Close

Parenting Skills: Labeled Praise and Active Ignoring

Family

It can sometimes be a struggle to get children to follow rules and expectations that have been laid out for them. More often than not, when rule-breaking occurs, what follows is the yelling of “don’t do that!” or “stop it!” However, that is likely not the most effective way of engaging with a child.

Like adults, children simply want their loved ones to pay attention to them. If the majority of attention comes when they do something wrong, that will simply reinforce the inappropriate behavior. Because of this, labeled praise is an important tool to have in your parenting toolkit.

What is labeled praise? Labeled praise includes very detailed descriptions tied to praise for a behavior. When you catch your child engaging in a desired behavior, let them know that you see it through labeled praise.

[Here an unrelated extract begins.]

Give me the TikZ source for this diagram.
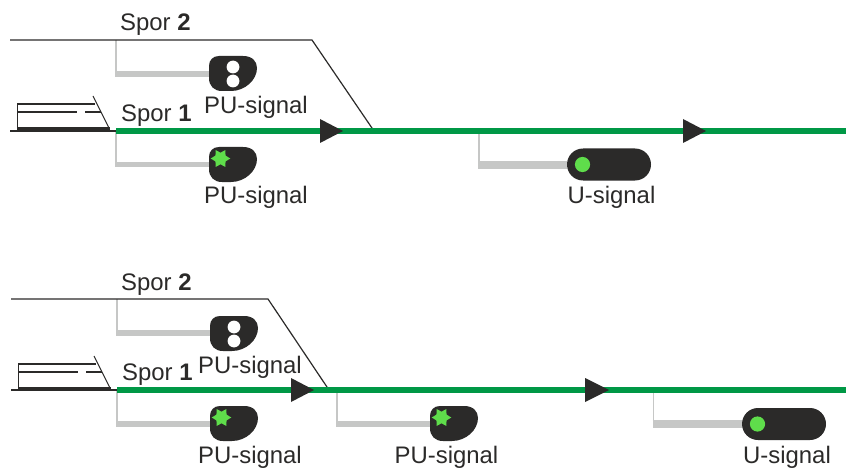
\documentclass[tikz,border=0pt]{standalone}
\usepackage{fontspec}
\setmainfont{Liberation Sans}
\definecolor{ink}{HTML}{2B2A29}
\definecolor{trackgreen}{HTML}{009846}
\definecolor{lamp}{HTML}{5FDD4B}
\definecolor{post}{HTML}{C6C7C6}
\tikzset{
  x=1pt,y=-1pt,
  lbl/.style={inner sep=0pt,text=ink,font=\fontsize{23.9}{28}\selectfont,anchor=base},
  sporlbl/.style={lbl,anchor=base west},
  rail/.style={draw=ink,line width=1.2pt},
  livetrack/.style={draw=trackgreen,line width=6pt},
  mast/.style={draw=post,line width=1.6pt},
  arm/.style={draw=post,line width=5.5pt},
  thickarm/.style={draw=post,line width=7.8pt},
  dirmark/.style={fill=ink,draw=none},
  pubody/.pic={
    \fill[ink] (10,0) -- (34,0) .. controls (43,0) and (48,5) .. (48,12)
      .. controls (48,24) and (36,35) .. (22,35) -- (13,35)
      .. controls (5,35) and (0,30) .. (0,22) -- (0,10) .. controls (0,4) and (4,0) .. (10,0) -- cycle;
  },
  pudots/.pic={
    \pic {pubody};
    \coordinate (-w) at (0,17.5);
    \fill[white] (24,11) circle[radius=6.4];
    \fill[white] (24,25) circle[radius=6.4];
  },
  pustar/.pic={
    \pic {pubody};
    \coordinate (-w) at (0,17.5);
    \fill[lamp,shift={(11.5,11.5)}] (0:9.8) -- (30:5.8) -- (60:9.8) -- (90:5.8) -- (120:9.8) -- (150:5.8)
      -- (180:9.8) -- (210:5.8) -- (240:9.8) -- (270:5.8) -- (300:9.8) -- (330:5.8) -- cycle;
  },
  usignal/.pic={
    \fill[ink] (16,0) -- (68,0) arc[start angle=-90,end angle=90,radius=16,y=1pt] -- (16,32) arc[start angle=90,end angle=270,radius=16,y=1pt] -- cycle;
    \fill[lamp] (15.5,16) circle[radius=7.6];
    \coordinate (-w) at (0,16);
  },
  trainpic/.pic={
    \draw[ink,line width=1.1pt] (0,0) -- (78,0) (0.5,0) -- (0.5,24);
    \draw[ink,line width=1.1pt] (0.5,8) -- (60,8) (68,8) -- (84,8);
    \draw[ink,line width=1.1pt] (76,-8) -- (92,24);
    \fill[ink] (0,22.8) rectangle (93,27);
  }
}
\begin{document}
\begin{tikzpicture}
\useasboundingbox (0,0) rectangle (846,468);

% ---------- upper diagram
\coordinate (a0) at (10,40);
\coordinate (a1) at (116,40);
\coordinate (a2) at (312,40);
\coordinate (a3) at (374,131);
\coordinate (b0) at (10,131);
\coordinate (b1) at (116,131);
\coordinate (b2) at (846,131);
\coordinate (c1) at (116,74);
\coordinate (c2) at (116,164.5);
\coordinate (c3) at (479,133);
\coordinate (c4) at (479,165);

\pic (sa) at (209,56) {pudots};
\pic (sb) at (209,147) {pustar};
\pic (sc) at (567,148.5) {usignal};

\draw[mast] (a1) -- (c1);
\draw[mast] (b1) -- (c2);
\draw[mast] (c3) -- (c4);
\draw[arm] ([xshift=-0.8pt]c1) -- (sa-w |- c1);
\draw[arm] ([xshift=-0.8pt]c2) -- (sb-w |- c2);
\draw[thickarm] ([xshift=-0.8pt]c4) -- (sc-w |- c4);
\draw[rail] (a0) -- (a2) -- (a3);
\draw[rail] (b0) -- (b1);
\draw[livetrack] (b1) -- (b2);
\pic at (17,104) {trainpic};
\fill[dirmark] (320,119) -- (343,131) -- (320,143) -- cycle;
\fill[dirmark] (683,119) -- (706,131) -- (683,143) -- cycle;

\node[sporlbl] (t1) at (120,31) {Spor \textbf{2}};
\node[sporlbl] (t2) at (121,121.5) {Spor \textbf{1}};
\node[lbl] (t3) at (256,113.5) {PU-signal};
\node[lbl] (t4) at (256,203.5) {PU-signal};
\node[lbl] (t5) at (611.5,203.5) {U-signal};

% ---------- lower diagram
\coordinate (d0) at (11,299);
\coordinate (d1) at (117,299);
\coordinate (d2) at (268,299);
\coordinate (d3) at (329,390);
\coordinate (e0) at (11,390);
\coordinate (e1) at (117,390);
\coordinate (e2) at (846,390);
\coordinate (f1) at (117,333);
\coordinate (f2) at (117,424);
\coordinate (f3) at (337,390);
\coordinate (f4) at (337,424);
\coordinate (f5) at (653.5,392);
\coordinate (f6) at (653.5,424);

\pic (sd) at (210,316) {pudots};
\pic (se) at (210,406) {pustar};
\pic (sf) at (430,406) {pustar};
\pic (sg) at (742,408) {usignal};

\draw[mast] (d1) -- (f1);
\draw[mast] (e1) -- (f2);
\draw[mast] (f3) -- (f4);
\draw[mast] (f5) -- (f6);
\draw[arm] ([xshift=-0.8pt]f1) -- (sd-w |- f1);
\draw[arm] ([xshift=-0.8pt]f2) -- (se-w |- f2);
\draw[arm] ([xshift=-0.8pt]f4) -- (sf-w |- f4);
\draw[thickarm] ([xshift=-0.8pt]f6) -- (sg-w |- f6);
\draw[rail] (d0) -- (d2) -- (d3);
\draw[rail] (e0) -- (e1);
\draw[livetrack] (e1) -- (e2);
\pic at (18,364) {trainpic};
\fill[dirmark] (291,378) -- (314,390) -- (291,402) -- cycle;
\fill[dirmark] (585,378) -- (609,390) -- (585,402) -- cycle;

\node[sporlbl] (t6) at (121,290) {Spor \textbf{2}};
\node[sporlbl] (t7) at (122,380.5) {Spor \textbf{1}};
\node[lbl] (t8) at (250,373) {PU-signal};
\node[lbl] (t9) at (250,463.5) {PU-signal};
\node[lbl] (t10) at (446.5,463.5) {PU-signal};
\node[lbl] (t11) at (787,463.5) {U-signal};
\end{tikzpicture}
\end{document}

The following are examples of labeled praise that you can use rather than unlabeled, vague praise:

Unlabeled Praise Labeled Praise
Good job! You did such a good job picking up your toys and putting them back in the toy box!
That’s great! Great job asking for help using your polite words when you were struggling!
Thank you! Thank you for listening the first time I asked you to turn off the iPad and come to the table for dinner.
Good work! I appreciate you staying in your seat during all of dinner time today!

Meanwhile, if you notice your child engaging in an inappropriate behavior, active ignoring is another handy tool to use. With active ignoring, you are very purposely ignoring the bad behavior. That way, your child knows that the only time they will receive attention will be if they engage in the expected behaviors. The only exception to the rule about active ignoring is when your child is about to engage in a behavior where their safety is in immediate danger; then you step in to prevent the behavior and provide an appropriate consequence (e.g., time out).

The wonderful thing about labeled praise and active ignoring is that the interactions between you and your child will become much more positive.  Further, it will result in your child feeling good about themselves. With labeled praise, it becomes very clear to your child what the desired behaviors are so that there is no vagueness or confusion about expectations.

Please note that “bad” behaviors may amplify for a while as your child tries to understand why your responses have changed, but eventually, as long as you stick to the labeled praise and active ignoring, they will learn which behaviors will provide them with the positive attention they desire.